## What this task involves
Return the whole listing, line for line, without the pictures in it.

## Data section
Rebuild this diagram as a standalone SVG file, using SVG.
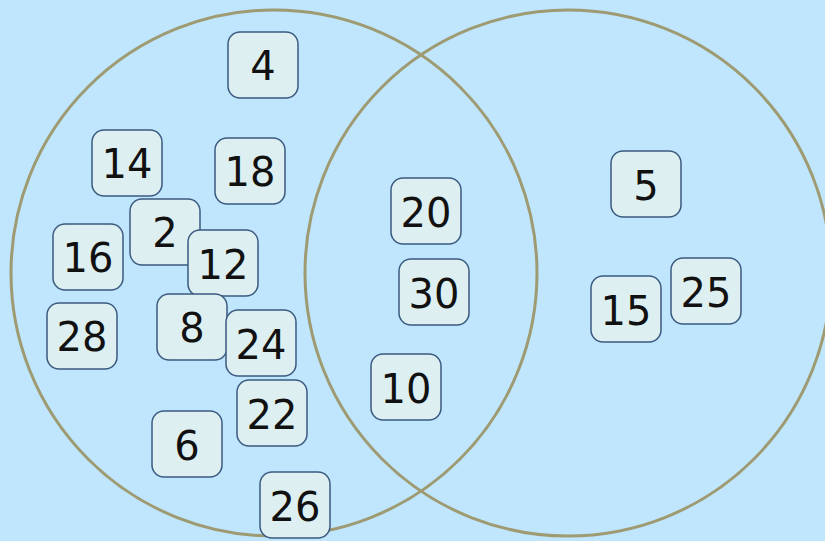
<svg xmlns="http://www.w3.org/2000/svg" width="825" height="541" viewBox="0 0 825 541">
<style>
.bg{fill:#bfe6fd}
.set{fill:none;stroke:#9e9a72;stroke-width:3}
.n rect{fill:#ddeff0;stroke:#3a5a80;stroke-width:1.5}
.n text{font-family:"DejaVu Sans",Verdana,sans-serif;font-size:40px;fill:#111;text-anchor:middle}
</style>
<rect class="bg" x="0" y="0" width="825" height="541"/>
<g id="sets">
<circle class="set" cx="274" cy="273" r="263"/>
<circle class="set" cx="568" cy="273" r="263"/>
</g>
<g id="connectors"></g>
<g id="n4" class="n"><rect x="228" y="32" width="70" height="66" rx="12"/><text x="263" y="80">4</text></g>
<g id="n14" class="n"><rect x="92" y="130" width="70" height="66" rx="12"/><text x="127" y="178">14</text></g>
<g id="n18" class="n"><rect x="215" y="138" width="70" height="66" rx="12"/><text x="250" y="186">18</text></g>
<g id="n16" class="n"><rect x="53" y="224" width="70" height="66" rx="12"/><text x="88" y="272">16</text></g>
<g id="n2" class="n"><rect x="130" y="199" width="70" height="66" rx="12"/><text x="165" y="247">2</text></g>
<g id="n12" class="n"><rect x="188" y="230" width="70" height="66" rx="12"/><text x="223" y="279">12</text></g>
<g id="n28" class="n"><rect x="47" y="303" width="70" height="66" rx="12"/><text x="82" y="351">28</text></g>
<g id="n8" class="n"><rect x="157" y="294" width="70" height="66" rx="12"/><text x="192" y="342">8</text></g>
<g id="n24" class="n"><rect x="226" y="310" width="70" height="66" rx="12"/><text x="261" y="359">24</text></g>
<g id="n22" class="n"><rect x="237" y="380" width="70" height="66" rx="12"/><text x="272" y="429">22</text></g>
<g id="n6" class="n"><rect x="152" y="411" width="70" height="66" rx="12"/><text x="187" y="460">6</text></g>
<g id="n26" class="n"><rect x="260" y="472" width="70" height="66" rx="12"/><text x="295" y="521">26</text></g>
<g id="n20" class="n"><rect x="391" y="178" width="70" height="66" rx="12"/><text x="426" y="227">20</text></g>
<g id="n30" class="n"><rect x="399" y="259" width="70" height="66" rx="12"/><text x="434" y="308">30</text></g>
<g id="n10" class="n"><rect x="371" y="354" width="70" height="66" rx="12"/><text x="406" y="403">10</text></g>
<g id="n5" class="n"><rect x="611" y="151" width="70" height="66" rx="12"/><text x="646" y="200">5</text></g>
<g id="n15" class="n"><rect x="591" y="276" width="70" height="66" rx="12"/><text x="626" y="325">15</text></g>
<g id="n25" class="n"><rect x="671" y="258" width="70" height="66" rx="12"/><text x="706" y="307">25</text></g>
</svg>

## Task answer
Rebuild this diagram as a standalone SVG file, using SVG.
<svg xmlns="http://www.w3.org/2000/svg" width="825" height="541" viewBox="0 0 825 541">
<style>
.bg{fill:#bfe6fd}
.set{fill:none;stroke:#9e9a72;stroke-width:3}
.n rect{fill:#ddeff0;stroke:#3a5a80;stroke-width:1.5}
.n text{font-family:"DejaVu Sans",Verdana,sans-serif;font-size:40px;fill:#111;text-anchor:middle}
</style>
<rect class="bg" x="0" y="0" width="825" height="541"/>
<g id="sets">
<circle class="set" cx="274" cy="273" r="263"/>
<circle class="set" cx="568" cy="273" r="263"/>
</g>
<g id="connectors"></g>
<g id="n4" class="n"><rect x="228" y="32" width="70" height="66" rx="12"/><text x="263" y="80">4</text></g>
<g id="n14" class="n"><rect x="92" y="130" width="70" height="66" rx="12"/><text x="127" y="178">14</text></g>
<g id="n18" class="n"><rect x="215" y="138" width="70" height="66" rx="12"/><text x="250" y="186">18</text></g>
<g id="n16" class="n"><rect x="53" y="224" width="70" height="66" rx="12"/><text x="88" y="272">16</text></g>
<g id="n2" class="n"><rect x="130" y="199" width="70" height="66" rx="12"/><text x="165" y="247">2</text></g>
<g id="n12" class="n"><rect x="188" y="230" width="70" height="66" rx="12"/><text x="223" y="279">12</text></g>
<g id="n28" class="n"><rect x="47" y="303" width="70" height="66" rx="12"/><text x="82" y="351">28</text></g>
<g id="n8" class="n"><rect x="157" y="294" width="70" height="66" rx="12"/><text x="192" y="342">8</text></g>
<g id="n24" class="n"><rect x="226" y="310" width="70" height="66" rx="12"/><text x="261" y="359">24</text></g>
<g id="n22" class="n"><rect x="237" y="380" width="70" height="66" rx="12"/><text x="272" y="429">22</text></g>
<g id="n6" class="n"><rect x="152" y="411" width="70" height="66" rx="12"/><text x="187" y="460">6</text></g>
<g id="n26" class="n"><rect x="260" y="472" width="70" height="66" rx="12"/><text x="295" y="521">26</text></g>
<g id="n20" class="n"><rect x="391" y="178" width="70" height="66" rx="12"/><text x="426" y="227">20</text></g>
<g id="n30" class="n"><rect x="399" y="259" width="70" height="66" rx="12"/><text x="434" y="308">30</text></g>
<g id="n10" class="n"><rect x="371" y="354" width="70" height="66" rx="12"/><text x="406" y="403">10</text></g>
<g id="n5" class="n"><rect x="611" y="151" width="70" height="66" rx="12"/><text x="646" y="200">5</text></g>
<g id="n15" class="n"><rect x="591" y="276" width="70" height="66" rx="12"/><text x="626" y="325">15</text></g>
<g id="n25" class="n"><rect x="671" y="258" width="70" height="66" rx="12"/><text x="706" y="307">25</text></g>
</svg>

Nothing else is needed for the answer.